So I want to tackle that if I may because these sort of questions are sort of the most important ones I consider related to trading.
When I want to know how to trade at the moment, I usually like to know which phase are we in long term so that I reflected on my trading in the short term.
I want to give an example with the Euro and Oil because they relate a lot to my analysis on usd.
So here we have a chart of the EURUSD on the weekly. We see that the 20 EMA (yellow) has crossed below the 50 EMA (blue). This tells me that the trend is bearish.
What I learned (similar in a bit to Elliot Wave Theory) is price moves in one direction, retraces then extends further in the direction of the initial move.
My definition of a move in one direction, is one that leads to the crossing of the 20 EMA either above or below the 50 EMA. When 20 moves below the 50, the move is bearish and vice versa. So here the move is bearish.
Much like Elliot Wave, the next step is for price to retrace. How I do this, is wait for stochastic to move from oversold to overbought. Once stochastic reaches overbought, the retracement is near the end. We can see this is the stage we are in with EURUSD.
Once the stochastic crosses to the downside, The continuation move downwards is set to continue. This is what sets my analysis apart from any other, I can define a rather accurate area for the end of retracement. Most systems look for the break of the initial low instead.
All this I have discussed earlier and you guys know it. Its conclusion is that EURUSD is in a retracement and we should look to sell it soon.
What I want to add here today is deciding which pair is likely to see the strongest move, this is where my use of RSI comes in.

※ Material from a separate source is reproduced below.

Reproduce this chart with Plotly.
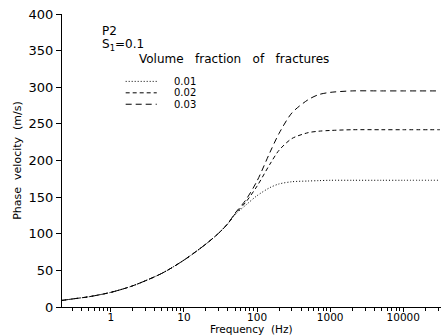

This is a very interesting finding to me. When observing the retracement, I look at the level of the RSI and divided to four important zones: 1) between 33.3 and 40. 2) Between 40 and 50. 3) Between 50 and 60. 4) Between 60 and 66.6.
In a short, the lower the level the stronger the move. In a long, the higher the level the stronger the move. That sounds very simple. Here is where it get’s interesting, what the four zones mean.
In a short, when stochastic reaches overbought, crosses downwards and the RSI is between 33.3 and 40: We have a very strong and rapid move coming. Usually extending to at least 2.618 of the original move.
If RSI is between 40-50: We have a strong move coming, but not as rapid as zone one. For example usually reaching an extension of 127.2-161.8.
If RSI between 50-60: We have a weak move that is likely to go sideways, we will be lucky if we reach the original low.
If RSi is between 60-66 (and higher even): The pair has reversed and we are likely to see the 20 EMA cross above the 50 EMA in the future.
Applying this to EURUSD, the value is currently 46.8. This means if EURUSD stochastic crosses lower next week withan RSI between 40 and 50, we will see a good move downwards that will not reach parity but break it as well.
BEAR IN MIND THIS IS AN ASSUMPTION, STOCHASTIC HASN’T CROSSED BELOW YET.
I will not share an image of Oil to keep the post shorter but I advise you to check it out. The stochastic has crossed downwards from an overbought position, starting next week we will see good shorting opportunities. The RSI is at 51.8 meaning we are at zone 3, price will likely go sideways and may be reach the low of $42.
Of course this depends on what happens from now to the end of the week.